Siamo fragili e senza anticorpi
L’amore non uccide. L’abbiamo letto nella fiaccolata a Vigonza per Giada Zanola, la giovane scaraventata dal cavalcavia dal compagno come lui stesso ha ammesso agli inquirenti. Davanti all’ennesima tragedia, siamo inermi. Possiamo e dobbiamo stringerci attorno al dolore dei familiari, la sorella Federica e il fratello Daniel, e del padre Gino. Possiamo e dobbiamo pregare per la vittima e per il suo carnefice (anche se è evidente che la giustizia deve fare il suo corso). E le due comunità (Vigonza appunto e Folzano) l’hanno fatto. Cosa ci resta? Siamo, purtroppo, sempre più incapaci di sopportare il peso del fallimento sia nella vita sentimentale sia nella sfera lavorativa. Eppure viviamo, apparentemente, in una formazione continua che dovrebbe allenarci a superare le prove o ad affrontare le difficoltà. Mai come in questa stagione, psicologi e motivatori propongono ricette ai singoli e alle aziende. Non basta. Ma non significa tornare indietro. Siamo fragili. Perdiamo di vista l’essenziale e inseguiamo l’effimero con la convinzione che sia indispensabile.

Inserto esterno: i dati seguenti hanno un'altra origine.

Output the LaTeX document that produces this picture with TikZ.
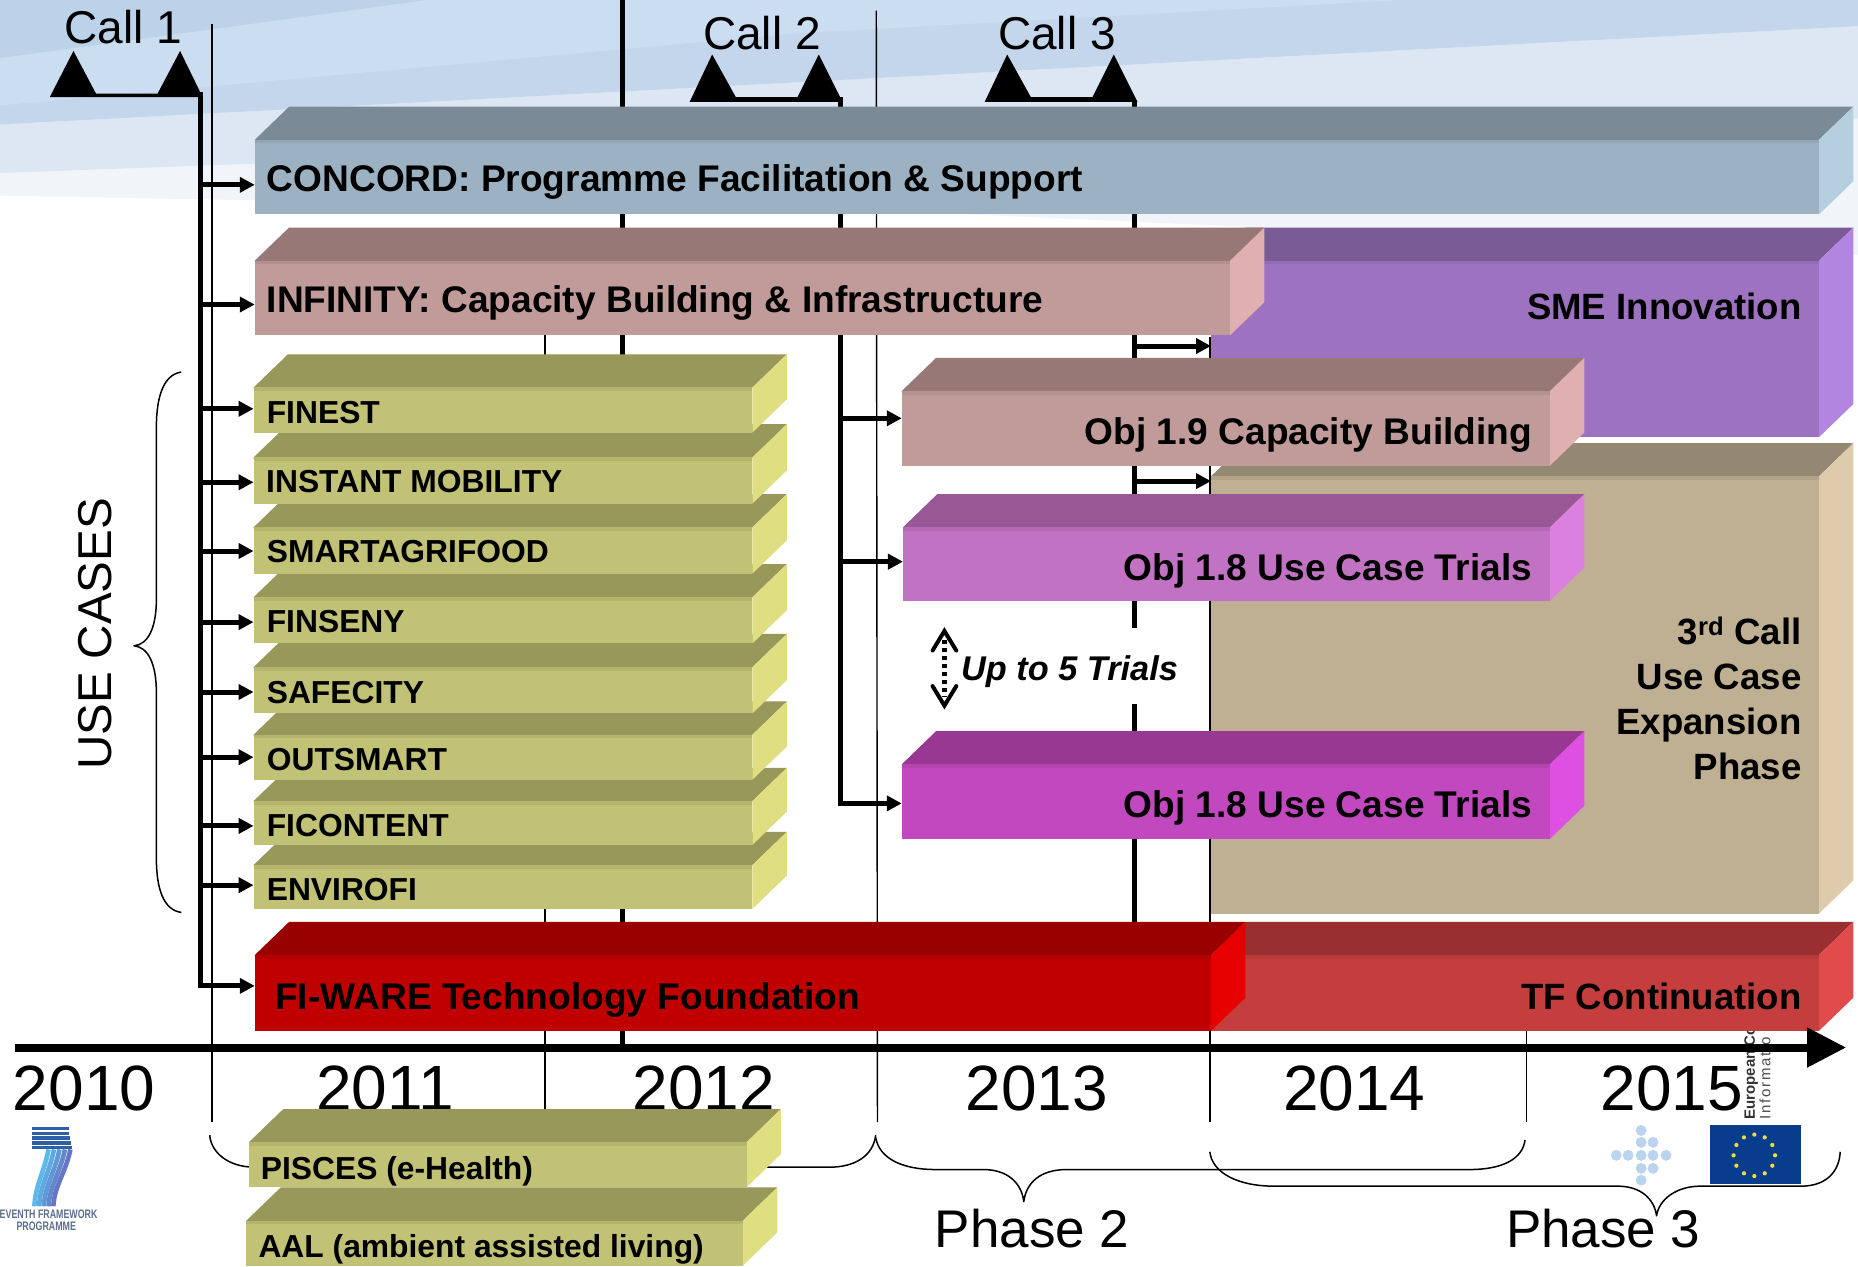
\documentclass[tikz,border=0pt]{standalone}
\usepackage{fontspec}
\setmainfont{Liberation Sans}
\usetikzlibrary{arrows.meta,fit,calc}
\definecolor{concF}{HTML}{9CB2C3}\definecolor{concT}{HTML}{7A8B97}\definecolor{concS}{HTML}{B5CFDF}
\definecolor{infF}{HTML}{C19B9A}\definecolor{infT}{HTML}{977877}\definecolor{infS}{HTML}{DFB0AF}
\definecolor{smeF}{HTML}{9D73C1}\definecolor{smeT}{HTML}{7A5B96}\definecolor{smeS}{HTML}{B285E0}
\definecolor{tanF}{HTML}{BFAF93}\definecolor{tanT}{HTML}{958872}\definecolor{tanS}{HTML}{DDCBAC}
\definecolor{taF}{HTML}{C272C3}\definecolor{taT}{HTML}{985895}\definecolor{taS}{HTML}{DC80E0}
\definecolor{tbF}{HTML}{C148BE}\definecolor{tbT}{HTML}{983892}\definecolor{tbS}{HTML}{DD50E2}
\definecolor{oliveF}{HTML}{C2C276}\definecolor{oliveT}{HTML}{98985A}\definecolor{oliveS}{HTML}{DFDF82}
\definecolor{fiF}{HTML}{C00000}\definecolor{fiT}{HTML}{990000}\definecolor{fiS}{HTML}{E60000}
\definecolor{tfF}{HTML}{C43E3E}\definecolor{tfT}{HTML}{9A2F2F}\definecolor{tfS}{HTML}{E24B4B}
\definecolor{fpdark}{HTML}{2F5FA8}
\definecolor{fptext}{HTML}{5C6E8E}
\newcommand{\solidbar}[6]{%
  \fill[#6T] (#2,#3+0.8) -- (#2,#3) -- (#2+29,#3-28) -- (#4+29,#3-28) -- (#4,#3) -- (#4,#3+0.8) -- cycle;
  \fill[#6S] (#4,#3) -- (#4+29,#3-28) -- (#4+29,#5-28) -- (#4,#5) -- cycle;
  \node[inner sep=0,outer sep=0,fill=#6F,fit={(#2,#3)(#4,#5)}] (#1) {};
  \fill[#6F!70!#6T] (#2,#3) rectangle (#4,#3+3);
}
\tikzset{
  thinl/.style={line width=1.4pt,black},
  thickl/.style={line width=5pt,black},
  arr/.style={line width=5pt,black,-{Triangle[length=15pt,width=15pt]}},
  brace/.style={line width=1.5pt,black,line join=round},
  big/.style={anchor=base west,inner sep=0,font=\fontsize{37.1}{40}\selectfont\bfseries},
  bigr/.style={anchor=base east,inner sep=0,font=\fontsize{36.6}{40}\selectfont\bfseries},
  objr/.style={anchor=base east,inner sep=0,font=\fontsize{37.1}{40}\selectfont\bfseries},
  olive/.style={anchor=base west,inner sep=0,font=\fontsize{31.8}{36}\selectfont\bfseries},
  callt/.style={anchor=base,inner sep=0,font=\fontsize{46}{50}\selectfont},
  year/.style={anchor=base,inner sep=0,font=\fontsize{64}{68}\selectfont},
  phaset/.style={anchor=base,inner sep=0,font=\fontsize{53}{56}\selectfont},
  fpt/.style={inner sep=0,font=\fontsize{9.5}{10}\selectfont\bfseries,text=fptext,yscale=1.3,xscale=.93,transform shape},
}
\begin{document}
\begin{tikzpicture}[x=1.18495pt,y=-1.18495pt]
\useasboundingbox (0,0) rectangle (1568,1069);
% sky
\fill[white] (0,0) rectangle (1568,1069);
\fill[color={rgb,255:red,241;green,245;blue,250}] (0,0) -- (1568,0) -- (1568,215) -- (800,180) -- (0,165) -- cycle;
\fill[color={rgb,255:red,221;green,231;blue,244}] (0,0) -- (1568,0) -- (1568,100) -- (300,135) -- (0,146) -- cycle;
\fill[color={rgb,255:red,195;green,214;blue,236}] (0,0) -- (1568,0) -- (1568,22) -- (0,105) -- cycle;
\fill[color={rgb,255:red,203;green,221;blue,240}] (0,0) -- (1183,0) -- (675,28) -- (0,89) -- cycle;
\fill[color={rgb,255:red,187;green,210;blue,233}] (0,0) -- (360,0) -- (0,49) -- cycle;
% year lines
\draw[thinl] (179,20) -- (179,947);
\draw[thinl] (460,250) -- (460,947);
\draw[thinl] (739.5,9) -- (740.5,947);
\draw[thinl] (1021,284) -- (1021,947);
\draw[thinl] (1288,860) -- (1288,947);
% call spines
\coordinate (spineA) at (169,80);
\coordinate (spineAe) at (169,832);
\coordinate (spineB) at (709,84);
\coordinate (spineBe) at (709,678);
\coordinate (spineC) at (957,84);
\draw[thickl] (525.5,0) -- (525.5,884);
\draw[thickl,line cap=rect] (spineA) -- (spineAe);
\draw[thickl,line cap=rect] (spineB) -- (spineBe);
\draw[thickl] (spineC) -- (957,530);
\draw[thickl] (957,594) -- (957,790);
% call markers
\fill (42,82) -- (62,43) -- (81,79) -- (133,79) -- (152,43) -- (171,82) -- cycle;
\fill (582,86) -- (601,46) -- (621,82) -- (673,82) -- (691,46) -- (711,86) -- cycle;
\fill (831,86) -- (850,46) -- (870,82) -- (922,82) -- (940,46) -- (960,86) -- cycle;
\node[callt] (call1) at (104,37) {Call 1};
\node[callt] (call2) at (643,42) {Call 2};
\node[callt] (call3) at (892,42) {Call 3};
% years
\node[year] (y10) at (71,937) {2010};
\node[year] (y11) at (325,937) {2011};
\node[year] (y12) at (594,937) {2012};
\node[year] (y13) at (875,937) {2013};
\node[year] (y14) at (1143,937) {2014};
\node[year] (y15) at (1411,937) {2015};
% braces
\draw[brace] (153,314) .. controls (138,316) and (132,335) .. (132,360) -- (132,505) .. controls (132,530) and (125,544) .. (113,545) .. controls (125,546) and (132,560) .. (132,585) -- (132,725) .. controls (132,750) and (138,768) .. (153,770);
\draw[brace] (177,958) .. controls (178,972) and (192,985) .. (215,985) -- (700,985) .. controls (722,985) and (737,975) .. (739,958);
\draw[brace] (739,960) .. controls (742,977) and (760,987) .. (790,987) -- (830,987) .. controls (850,987) and (862,998) .. (864,1014) .. controls (866,998) and (878,987) .. (900,987) -- (1240,987) .. controls (1268,987) and (1285,978) .. (1287,962);
\draw[brace] (1021,972) .. controls (1023,990) and (1045,1001) .. (1075,1001) -- (1365,1001) .. controls (1385,1001) and (1396,1012) .. (1398,1026) .. controls (1400,1012) and (1415,1001) .. (1435,1001) -- (1520,1001) .. controls (1540,1001) and (1552,990) .. (1553,972);
\node[phaset] (ph2) at (871,1053) {Phase 2};
\node[phaset] (ph3) at (1353,1053) {Phase 3};
\node[anchor=center,inner sep=0,rotate=90,font=\fontsize{47.5}{52}\selectfont] (uc) at (80,535) {USE CASES};
% FP7 logo
\foreach \i in {0,1,2,3,4}
  \fill[fpdark] (27,951+\i*4) rectangle (58+\i*0.6,954+\i*4);
\foreach \i/\c in {0/85,1/70,2/55,3/40,4/25}
  \draw[line width=4.6pt,color=cyan!\c!blue!65!white] (41+\i*4.6,970) .. controls (37+\i*4.6,990) and (30+\i*4,1000) .. (29+\i*4,1018);
\node[fpt] (fpa) at (41,1025) {EVENTH FRAMEWORK};
\node[fpt] (fpb) at (39,1035) {PROGRAMME};
% EU flag
\fill[color={rgb,255:red,8;green,60;blue,140}] (1443,949) rectangle (1520,999);
\foreach \a in {0,30,...,330}
  \fill[color={rgb,255:red,240;green,220;blue,60}] (1480.5,975) ++(\a:17.5) circle (1.8);
\foreach \x/\y in {1385/954,1385/964,1395/964,1364/975,1374/975,1385/975,1395/975,1406/975,1385/986,1395/986,1385/996}
  \fill[color={rgb,255:red,187;green,211;blue,236}] (\x,\y) circle (4.6);
\node[anchor=base west,inner sep=0,rotate=90,font=\fontsize{15}{16}\selectfont\bfseries,text=black!80] (eca) at (1481,945) {European Co};
\node[anchor=base west,inner sep=0,rotate=90,font=\fontsize{15}{16}\selectfont,text=black!70] (ecb) at (1494,945) {\addfontfeature{LetterSpace=12}Informatio};
% bars
\solidbar{sme}{1022}{220}{1535}{369}{sme}
\solidbar{tan}{1022}{402}{1535}{771}{tan}
\solidbar{infinity}{215}{220}{1038}{283}{inf}
\solidbar{concord}{215}{118}{1535}{181}{conc}
\solidbar{objnine}{761}{330}{1308}{393}{inf}
\solidbar{trialsa}{762}{445}{1308}{507}{ta}
\solidbar{trialsb}{761}{645}{1308}{708}{tb}
\solidbar{tfc}{1022}{806}{1535}{870}{tf}
\solidbar{fiware}{215}{806}{1022}{870}{fi}
\solidbar{envirofi}{214}{730}{635}{767}{olive}
\solidbar{ficontent}{214}{676}{635}{713}{olive}
\solidbar{outsmart}{214}{620}{635}{658}{olive}
\solidbar{safecity}{214}{563}{635}{602}{olive}
\solidbar{finseny}{214}{504}{635}{543}{olive}
\solidbar{smart}{214}{445}{635}{484}{olive}
\solidbar{instant}{214}{386}{635}{425}{olive}
\solidbar{finest}{214}{327}{635}{365}{olive}
\solidbar{aal}{208}{1030}{627}{1068}{olive}
\solidbar{pisces}{210}{964}{630}{1002}{olive}
% bar labels
\node[big] (tconcord) at (225,162) {CONCORD: Programme Facilitation \& Support};
\node[big] (tinfinity) at (225,264) {INFINITY: Capacity Building \& Infrastructure};
\node[bigr] (tsme) at (1520.5,270) {SME Innovation};
\node[objr] (tnine) at (1293,375) {Obj 1.9 Capacity Building};
\node[objr] (ttra) at (1293,490) {Obj 1.8 Use Case Trials};
\node[objr] (ttrb) at (1293,690) {Obj 1.8 Use Case Trials};
\node[big] (tfi) at (232,852) {FI-WARE Technology Foundation};
\node[bigr] (ttf) at (1520.5,852) {TF Continuation};
\node[bigr] (c3a) at (1520.5,544) {3\textsuperscript{rd} Call};
\node[bigr] (c3b) at (1520.5,582) {Use Case};
\node[bigr] (c3c) at (1520.5,620) {Expansion};
\node[bigr] (c3d) at (1520.5,658) {Phase};
\node[olive] (t1) at (225,357) {FINEST};
\node[olive] (t2) at (224.5,416) {INSTANT MOBILITY};
\node[olive] (t3) at (225,475) {SMARTAGRIFOOD};
\node[olive] (t4) at (225,534) {FINSENY};
\node[olive] (t5) at (225,594) {SAFECITY};
\node[olive] (t6) at (225,650) {OUTSMART};
\node[olive] (t7) at (225,706) {FICONTENT};
\node[olive] (t8) at (225,760) {ENVIROFI};
\node[olive] (t9) at (220,995) {PISCES (e-Health)};
\node[olive] (t10) at (218,1061) {AAL (ambient assisted living)};
\node[anchor=base west,inner sep=0,font=\fontsize{34.3}{38}\selectfont\bfseries\itshape] (upto) at (811,574) {Up to 5 Trials};
\coordinate (dtop) at (797,540);
\coordinate (dbot) at (797,588);
\draw[line width=5pt,dash pattern=on 4.5pt off 3.5pt] (dtop) -- (dbot);
\draw[line width=4pt,line join=miter,line cap=round] (787,549) -- (797,532.5) -- (807,549);
\draw[line width=4pt,line join=miter,line cap=round] (787,579) -- (797,595.5) -- (807,579);
% arrows
\foreach \t/\y in {concord/156,infinity/257,finest/345,instant/407,smart/465,finseny/525,safecity/584,outsmart/639,ficontent/697,envirofi/747,fiware/832}{
  \coordinate (a\t) at (0,\y);
  \draw[arr] (spineA |- a\t) -- (\t.west |- a\t);
}
\foreach \t/\y in {objnine/353,trialsa/474,trialsb/678}{
  \coordinate (a\t) at (0,\y);
  \draw[arr] (spineB |- a\t) -- (\t.west |- a\t);
}
\foreach \t/\y in {sme/292,tan/406}{
  \coordinate (a\t) at (0,\y);
  \draw[arr] (spineC |- a\t) -- (\t.west |- a\t);
}
% timeline
\coordinate (tl0) at (13,884);
\coordinate (tl1) at (1558,884);
\draw[line width=8pt,-{Triangle[length=39pt,width=38pt]}] (tl0) -- (tl1);
\end{tikzpicture}
\end{document}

Siamo soli con i nostri tormenti esistenziali. Siamo soli in una società che ci avvicina con i mezzi di informazione, ma ci rende al tempo stesso estranei. Siamo soli in una parrocchia/unità pastorale dove chi (laici, presbiteri, religiosi o consacrati) assume le responsabilità pastorali incontra (ma non conosce) le persone: la frequentazione domenicale della Messa diventa l’unica possibilità di avere una relazione. Non è poco, ma non funziona. Abbiamo smarrito il riferimento dell’Assoluto. Il 15 dicembre del 1999, in un’udienza generale, Giovanni Paolo II affermava al proposito che “la perdita del senso di Dio ha coinciso, negli ultimi decenni, con l’avanzare di una cultura nichilistica che impoverisce il senso dell’esistenza umana e relativizza in campo etico perfino i valori fondamentali della famiglia e del rispetto della vita. Si esige paradossalmente che lo Stato riconosca quali ‘diritti’ molti comportamenti che attentano alla vita umana, soprattutto a quella più debole e indifesa. Per non parlare delle immani difficoltà di accettazione dell’altro perché diverso, incomodo, straniero, malato, handicappato. Proprio il rifiuto sempre più forte dell’altro in quanto altro interroga la nostra coscienza di credenti”. In che direzione dobbiamo andare? Nella “Lettera ai parroci” del 2 maggio, Francesco scrive che le comunità parrocchiali devono fare della partecipazione di tutti i battezzati all’unica missione di annunciare il Vangelo il tratto caratteristico della loro vita. Non sarà facile, ma è stimolante.